Putin, Propaganda, and the Politics of Censorship
On Friday, the Levada Center—one of the only independent polling firms in Russia—released the results of its two most recent surveys: one on domestic support for President Vladimir Putin and the other on Russians’ opinions of the ongoing war in Ukraine. For those who have been following the brave anti-war demonstrations in places like St. Petersburg and Moscow, the poll results are, unfortunately, a disheartening reality check.
As of last month, 71 percent of Russian respondents approve of Putin’s job performance, compared with only 27 percent who disapprove. This represents a slight uptick in support from last month, and it marks the third consecutive poll in which Putin’s domestic support has increased. At the same time, Russians’ attitudes toward Ukraine have worsened. Only 35 percent of Russians responded that they generally feel good about Ukraine, as opposed to 52 percent who had a negative perception of the country. Most tellingly, 60 percent of respondents blame the U.S. and NATO for the recent escalation in eastern Ukraine, while only 4 percent believe Russia is at fault.
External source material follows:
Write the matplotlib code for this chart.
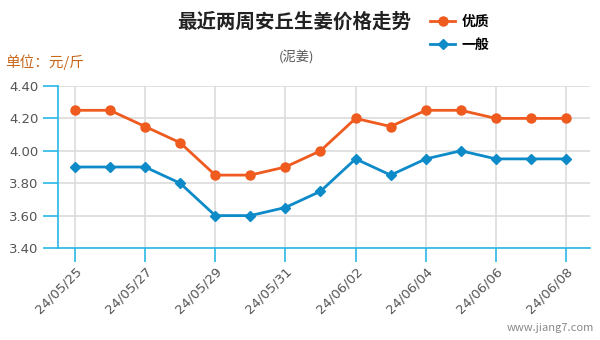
import matplotlib
matplotlib.use("Agg")
import matplotlib.pyplot as plt
from matplotlib.lines import Line2D

plt.rcParams['font.family'] = ['Noto Sans CJK SC', 'DejaVu Sans']

dates = ["24/05/25", "24/05/26", "24/05/27", "24/05/28", "24/05/29", "24/05/30", "24/05/31",
         "24/06/01", "24/06/02", "24/06/03", "24/06/04", "24/06/05", "24/06/06", "24/06/07", "24/06/08"]
premium = [4.25, 4.25, 4.15, 4.05, 3.85, 3.85, 3.90, 4.00, 4.20, 4.15, 4.25, 4.25, 4.20, 4.20, 4.20]
normal = [3.90, 3.90, 3.90, 3.80, 3.60, 3.60, 3.65, 3.75, 3.95, 3.85, 3.95, 4.00, 3.95, 3.95, 3.95]
yticks = [3.40, 3.60, 3.80, 4.00, 4.20, 4.40]

orange = "#ef5a1f"
blue = "#0d8ac8"
axis_blue = "#2bb7e6"
grid_c = "#dcdcdc"
text_c = "#555555"

fig = plt.figure(figsize=(6, 3.4), dpi=100)
ax = fig.add_axes([58/600, 1-248/340, (590-58)/600, (248-86)/340])

x = list(range(len(dates)))
ax.plot(x, premium, color=orange, lw=2, marker='o', ms=6.5, zorder=3, clip_on=False)
ax.plot(x, normal, color=blue, lw=2, marker='D', ms=5.5, zorder=3, clip_on=False)

ax.set_xlim(-0.48, 14.68)
ax.set_ylim(3.40, 4.40)
ax.set_yticks(yticks)
ax.set_yticklabels([f"{v:.2f}" for v in yticks], color=text_c, fontsize=9.5, family='DejaVu Sans')
ax.set_xticks(x[::2])
ax.set_xticklabels(dates[::2], rotation=45, ha='right', rotation_mode='anchor',
                   color=text_c, fontsize=9.5, family='DejaVu Sans')

ax.grid(True, color=grid_c, lw=1.2)
ax.set_axisbelow(True)
for s in ['top', 'right']:
    ax.spines[s].set_visible(False)
for s in ['left', 'bottom']:
    ax.spines[s].set_color(axis_blue)
    ax.spines[s].set_linewidth(1.2)
ax.tick_params(axis='y', colors=axis_blue, length=11, width=1.2, labelcolor=text_c, pad=3)
ax.tick_params(axis='x', colors=axis_blue, length=10, width=1.2, labelcolor=text_c, pad=2)

fig.text(294/600, 1-22/340, "最近两周安丘生姜价格走势", ha='center', va='center',
         fontsize=14, fontweight='bold', color="#222222")
fig.text(297/600, 1-58/340, "(泥姜)", ha='center', va='center', fontsize=9.5, color=text_c)
fig.text(5/600, 1-62/340, "单位：元/斤", ha='left', va='center', fontsize=10.5, color="#c8661a")
fig.text(594/600, 1-328/340, "www.jiang7.com", ha='right', va='center', fontsize=8, color="#888888")

handles = [Line2D([], [], color=orange, lw=2, marker='o', ms=6.5),
           Line2D([], [], color=blue, lw=2, marker='D', ms=5.5)]
fig.legend(handles, ["优质", "一般"], loc='upper left', bbox_to_anchor=(430/600, 1-15/340),
           frameon=False, prop={'size': 10, 'weight': 'bold'}, handlelength=1.8,
           handletextpad=0.5, labelspacing=0.65, borderpad=0, borderaxespad=0)

fig.savefig("out.png", dpi=100)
These poll results are a stark reminder that Russians live in a very different media ecosystem than other Europeans or Americans. While Western media outlets have portrayed Ukrainian resistance to Russian invaders as both justified and heroic, Kremlin news sources have been issuing very different messages. Some stories simply echo Putin’s rhetoric, claiming Russian actions aim is to “save people, demilitarize, and denazify this state” [Ukraine]. Others draw from internal divisions within America itself, such as this RT piece amplifying a recent Tucker Carlson segment that argued that the U.S. is not protecting Ukraine but “getting revenge” on Russia. Others bluntly insist that Russia’s actions in Ukraine are vindicated by previous U.S. foreign policy blunders.
It’s worth noting that Russian propagandists aren’t necessarily fair—or even consistent—in their arguments. In a February 16 RT column headlined “Guilty Without War” (a Russian-language wordplay on an old Soviet drama called “Guilty Without Guilt”), journalist Sergei Strokan mocked the U.S. for its hysteria about an upcoming Russian invasion.